- [Work instructions]: Only the lines from the one containing "What HTML would" through the one containing "FOR THE CLIENT</text>" are wanted. Give them again exactly, both ends included.

Collected data:
[start]

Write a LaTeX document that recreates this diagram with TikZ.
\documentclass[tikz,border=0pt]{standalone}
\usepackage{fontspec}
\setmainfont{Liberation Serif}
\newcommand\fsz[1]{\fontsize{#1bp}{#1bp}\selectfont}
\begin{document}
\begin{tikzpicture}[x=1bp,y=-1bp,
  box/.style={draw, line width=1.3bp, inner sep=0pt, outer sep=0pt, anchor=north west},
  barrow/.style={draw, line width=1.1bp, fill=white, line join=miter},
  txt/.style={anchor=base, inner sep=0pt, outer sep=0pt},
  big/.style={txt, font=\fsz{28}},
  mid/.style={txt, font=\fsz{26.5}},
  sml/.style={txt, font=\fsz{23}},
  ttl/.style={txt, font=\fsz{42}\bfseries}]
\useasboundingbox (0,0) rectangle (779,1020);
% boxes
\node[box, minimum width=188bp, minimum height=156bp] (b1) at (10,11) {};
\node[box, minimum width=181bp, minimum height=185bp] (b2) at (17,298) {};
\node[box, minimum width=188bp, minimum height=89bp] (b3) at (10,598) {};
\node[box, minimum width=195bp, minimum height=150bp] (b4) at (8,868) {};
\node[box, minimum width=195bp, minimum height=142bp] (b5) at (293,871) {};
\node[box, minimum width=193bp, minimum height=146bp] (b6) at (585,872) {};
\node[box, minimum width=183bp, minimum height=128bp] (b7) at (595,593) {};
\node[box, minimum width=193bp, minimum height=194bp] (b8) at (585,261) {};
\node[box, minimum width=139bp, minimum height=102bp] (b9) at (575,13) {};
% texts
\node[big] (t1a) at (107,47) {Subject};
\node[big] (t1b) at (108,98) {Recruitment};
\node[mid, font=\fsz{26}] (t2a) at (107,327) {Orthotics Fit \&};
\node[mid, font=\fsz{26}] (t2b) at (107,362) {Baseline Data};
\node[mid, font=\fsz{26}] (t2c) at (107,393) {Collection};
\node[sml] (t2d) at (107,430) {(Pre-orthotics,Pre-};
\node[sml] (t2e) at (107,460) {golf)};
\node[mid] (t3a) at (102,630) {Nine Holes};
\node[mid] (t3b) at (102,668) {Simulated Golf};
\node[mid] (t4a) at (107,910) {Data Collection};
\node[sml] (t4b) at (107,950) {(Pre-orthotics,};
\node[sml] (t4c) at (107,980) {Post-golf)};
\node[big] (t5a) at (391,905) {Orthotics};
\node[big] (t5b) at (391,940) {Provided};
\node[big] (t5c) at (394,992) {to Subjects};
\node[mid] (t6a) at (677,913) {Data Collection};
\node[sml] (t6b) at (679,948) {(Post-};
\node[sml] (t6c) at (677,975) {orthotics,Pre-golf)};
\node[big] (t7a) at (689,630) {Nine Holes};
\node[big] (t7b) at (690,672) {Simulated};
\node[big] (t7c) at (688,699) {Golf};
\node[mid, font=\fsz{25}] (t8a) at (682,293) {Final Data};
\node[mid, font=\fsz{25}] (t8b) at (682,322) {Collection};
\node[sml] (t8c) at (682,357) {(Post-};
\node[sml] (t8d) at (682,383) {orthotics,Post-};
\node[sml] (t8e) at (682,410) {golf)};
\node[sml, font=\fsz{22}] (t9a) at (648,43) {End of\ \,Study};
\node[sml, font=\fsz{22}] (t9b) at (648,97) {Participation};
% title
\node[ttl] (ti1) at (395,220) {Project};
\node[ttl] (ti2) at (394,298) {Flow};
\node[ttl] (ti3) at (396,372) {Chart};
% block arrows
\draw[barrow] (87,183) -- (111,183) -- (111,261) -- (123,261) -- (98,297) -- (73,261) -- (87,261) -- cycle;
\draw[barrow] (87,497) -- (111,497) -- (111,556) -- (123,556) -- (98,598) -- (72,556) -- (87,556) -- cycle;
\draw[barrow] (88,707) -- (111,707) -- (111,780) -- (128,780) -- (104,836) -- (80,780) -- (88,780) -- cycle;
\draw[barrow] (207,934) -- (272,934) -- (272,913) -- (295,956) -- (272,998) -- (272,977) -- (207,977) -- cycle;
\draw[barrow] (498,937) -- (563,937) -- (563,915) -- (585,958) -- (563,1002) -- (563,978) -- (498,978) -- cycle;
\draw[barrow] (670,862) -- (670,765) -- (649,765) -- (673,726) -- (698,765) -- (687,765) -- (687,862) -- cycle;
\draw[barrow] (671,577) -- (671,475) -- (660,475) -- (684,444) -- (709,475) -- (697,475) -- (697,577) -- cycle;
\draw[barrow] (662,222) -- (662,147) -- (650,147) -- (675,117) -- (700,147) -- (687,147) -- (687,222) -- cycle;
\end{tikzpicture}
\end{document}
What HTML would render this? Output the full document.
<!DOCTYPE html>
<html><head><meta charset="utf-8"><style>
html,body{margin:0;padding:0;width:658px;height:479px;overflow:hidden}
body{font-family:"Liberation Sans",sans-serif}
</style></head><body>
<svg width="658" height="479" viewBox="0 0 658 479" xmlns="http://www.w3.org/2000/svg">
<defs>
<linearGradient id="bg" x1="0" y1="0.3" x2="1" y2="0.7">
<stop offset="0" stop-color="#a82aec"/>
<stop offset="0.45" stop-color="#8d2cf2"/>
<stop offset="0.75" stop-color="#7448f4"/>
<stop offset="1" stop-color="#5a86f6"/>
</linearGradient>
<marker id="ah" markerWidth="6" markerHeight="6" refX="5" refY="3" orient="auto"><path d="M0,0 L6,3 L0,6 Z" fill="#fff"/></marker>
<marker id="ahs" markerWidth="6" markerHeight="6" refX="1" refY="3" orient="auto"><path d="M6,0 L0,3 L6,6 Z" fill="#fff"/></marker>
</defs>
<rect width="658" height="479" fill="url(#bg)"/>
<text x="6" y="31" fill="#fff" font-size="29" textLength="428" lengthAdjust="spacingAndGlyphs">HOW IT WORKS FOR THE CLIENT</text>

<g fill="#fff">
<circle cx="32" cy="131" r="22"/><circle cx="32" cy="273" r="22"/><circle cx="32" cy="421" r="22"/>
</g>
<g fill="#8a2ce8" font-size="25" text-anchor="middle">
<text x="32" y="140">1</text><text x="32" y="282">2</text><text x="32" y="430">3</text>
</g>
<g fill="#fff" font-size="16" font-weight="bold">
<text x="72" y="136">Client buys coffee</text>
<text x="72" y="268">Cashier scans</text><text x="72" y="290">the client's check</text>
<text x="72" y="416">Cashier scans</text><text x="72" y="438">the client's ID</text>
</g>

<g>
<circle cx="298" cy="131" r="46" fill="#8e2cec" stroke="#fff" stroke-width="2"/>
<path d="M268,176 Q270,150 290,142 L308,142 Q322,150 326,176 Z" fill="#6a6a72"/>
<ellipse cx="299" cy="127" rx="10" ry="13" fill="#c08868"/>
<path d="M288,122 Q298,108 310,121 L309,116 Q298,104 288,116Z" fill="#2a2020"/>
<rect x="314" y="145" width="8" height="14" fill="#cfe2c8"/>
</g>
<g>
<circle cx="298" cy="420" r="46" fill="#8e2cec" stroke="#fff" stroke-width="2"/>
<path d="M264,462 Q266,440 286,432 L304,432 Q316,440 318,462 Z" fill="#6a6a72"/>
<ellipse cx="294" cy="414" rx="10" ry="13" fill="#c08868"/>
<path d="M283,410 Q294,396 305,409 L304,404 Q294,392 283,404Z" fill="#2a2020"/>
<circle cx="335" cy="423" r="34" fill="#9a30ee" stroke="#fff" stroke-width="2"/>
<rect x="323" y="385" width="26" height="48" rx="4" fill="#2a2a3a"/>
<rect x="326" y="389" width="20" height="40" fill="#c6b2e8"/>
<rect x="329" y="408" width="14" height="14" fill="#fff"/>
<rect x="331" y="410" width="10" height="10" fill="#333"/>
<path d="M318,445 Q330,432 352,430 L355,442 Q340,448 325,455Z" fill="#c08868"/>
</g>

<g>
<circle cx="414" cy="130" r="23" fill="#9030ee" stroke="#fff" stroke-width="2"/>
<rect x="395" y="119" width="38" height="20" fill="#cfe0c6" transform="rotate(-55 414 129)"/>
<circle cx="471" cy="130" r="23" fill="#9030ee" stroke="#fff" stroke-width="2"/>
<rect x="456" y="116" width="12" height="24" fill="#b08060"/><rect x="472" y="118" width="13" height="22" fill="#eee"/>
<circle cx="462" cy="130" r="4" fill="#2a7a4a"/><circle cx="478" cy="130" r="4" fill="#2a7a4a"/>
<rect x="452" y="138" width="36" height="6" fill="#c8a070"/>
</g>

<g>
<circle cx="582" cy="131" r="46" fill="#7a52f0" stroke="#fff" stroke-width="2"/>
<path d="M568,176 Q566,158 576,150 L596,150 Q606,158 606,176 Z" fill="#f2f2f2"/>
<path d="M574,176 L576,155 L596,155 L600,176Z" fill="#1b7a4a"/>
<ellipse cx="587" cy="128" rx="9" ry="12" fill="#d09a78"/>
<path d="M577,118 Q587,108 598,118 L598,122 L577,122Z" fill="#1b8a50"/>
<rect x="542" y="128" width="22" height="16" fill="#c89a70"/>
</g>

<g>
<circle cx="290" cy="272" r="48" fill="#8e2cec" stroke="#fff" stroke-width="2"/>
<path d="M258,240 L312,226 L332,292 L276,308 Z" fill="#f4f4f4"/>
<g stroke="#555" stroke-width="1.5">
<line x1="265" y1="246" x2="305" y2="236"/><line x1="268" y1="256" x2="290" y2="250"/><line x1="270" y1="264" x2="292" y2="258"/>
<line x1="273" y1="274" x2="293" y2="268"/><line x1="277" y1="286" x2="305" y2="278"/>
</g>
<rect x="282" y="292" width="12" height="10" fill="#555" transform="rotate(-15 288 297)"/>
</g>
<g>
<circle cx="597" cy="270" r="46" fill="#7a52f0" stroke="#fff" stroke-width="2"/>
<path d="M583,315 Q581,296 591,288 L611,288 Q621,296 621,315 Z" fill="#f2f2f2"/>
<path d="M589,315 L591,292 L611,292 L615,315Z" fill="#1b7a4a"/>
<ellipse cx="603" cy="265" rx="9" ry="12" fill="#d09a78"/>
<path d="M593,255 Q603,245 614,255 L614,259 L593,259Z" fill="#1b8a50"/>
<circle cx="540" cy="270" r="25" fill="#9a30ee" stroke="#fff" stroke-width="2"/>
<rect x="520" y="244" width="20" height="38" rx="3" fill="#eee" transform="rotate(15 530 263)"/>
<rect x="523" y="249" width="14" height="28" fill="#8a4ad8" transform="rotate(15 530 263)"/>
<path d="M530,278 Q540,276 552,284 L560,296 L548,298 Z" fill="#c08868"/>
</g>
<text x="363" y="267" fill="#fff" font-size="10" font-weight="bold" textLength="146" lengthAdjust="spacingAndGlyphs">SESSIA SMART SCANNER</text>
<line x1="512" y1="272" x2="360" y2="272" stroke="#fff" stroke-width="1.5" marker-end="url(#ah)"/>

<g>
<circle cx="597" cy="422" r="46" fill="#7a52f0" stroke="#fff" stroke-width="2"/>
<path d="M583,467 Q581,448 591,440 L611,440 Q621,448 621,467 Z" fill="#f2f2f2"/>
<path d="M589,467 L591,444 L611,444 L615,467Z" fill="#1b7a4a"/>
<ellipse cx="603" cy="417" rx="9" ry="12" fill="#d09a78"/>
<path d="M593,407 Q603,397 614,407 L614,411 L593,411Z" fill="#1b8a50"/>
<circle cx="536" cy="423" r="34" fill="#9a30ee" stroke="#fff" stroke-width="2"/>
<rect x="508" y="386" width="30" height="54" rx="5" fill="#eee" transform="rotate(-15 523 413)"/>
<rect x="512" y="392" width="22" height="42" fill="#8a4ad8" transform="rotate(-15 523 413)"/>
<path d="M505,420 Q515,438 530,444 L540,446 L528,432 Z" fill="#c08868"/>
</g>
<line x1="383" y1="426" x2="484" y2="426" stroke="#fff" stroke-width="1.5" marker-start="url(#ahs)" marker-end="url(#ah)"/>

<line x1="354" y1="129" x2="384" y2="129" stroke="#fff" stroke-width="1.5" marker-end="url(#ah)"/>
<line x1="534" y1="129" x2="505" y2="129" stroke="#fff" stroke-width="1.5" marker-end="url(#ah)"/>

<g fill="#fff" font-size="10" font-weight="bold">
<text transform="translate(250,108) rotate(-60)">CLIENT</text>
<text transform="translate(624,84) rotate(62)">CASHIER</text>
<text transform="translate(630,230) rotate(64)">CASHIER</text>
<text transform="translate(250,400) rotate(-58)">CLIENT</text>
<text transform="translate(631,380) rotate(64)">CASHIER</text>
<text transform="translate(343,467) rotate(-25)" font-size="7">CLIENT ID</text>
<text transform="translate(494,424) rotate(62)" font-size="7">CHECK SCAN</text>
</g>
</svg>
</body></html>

[end]

- [Solution for this task]:
What HTML would render this? Output the full document.
<!DOCTYPE html>
<html><head><meta charset="utf-8"><style>
html,body{margin:0;padding:0;width:658px;height:479px;overflow:hidden}
body{font-family:"Liberation Sans",sans-serif}
</style></head><body>
<svg width="658" height="479" viewBox="0 0 658 479" xmlns="http://www.w3.org/2000/svg">
<defs>
<linearGradient id="bg" x1="0" y1="0.3" x2="1" y2="0.7">
<stop offset="0" stop-color="#a82aec"/>
<stop offset="0.45" stop-color="#8d2cf2"/>
<stop offset="0.75" stop-color="#7448f4"/>
<stop offset="1" stop-color="#5a86f6"/>
</linearGradient>
<marker id="ah" markerWidth="6" markerHeight="6" refX="5" refY="3" orient="auto"><path d="M0,0 L6,3 L0,6 Z" fill="#fff"/></marker>
<marker id="ahs" markerWidth="6" markerHeight="6" refX="1" refY="3" orient="auto"><path d="M6,0 L0,3 L6,6 Z" fill="#fff"/></marker>
</defs>
<rect width="658" height="479" fill="url(#bg)"/>
<text x="6" y="31" fill="#fff" font-size="29" textLength="428" lengthAdjust="spacingAndGlyphs">HOW IT WORKS FOR THE CLIENT</text>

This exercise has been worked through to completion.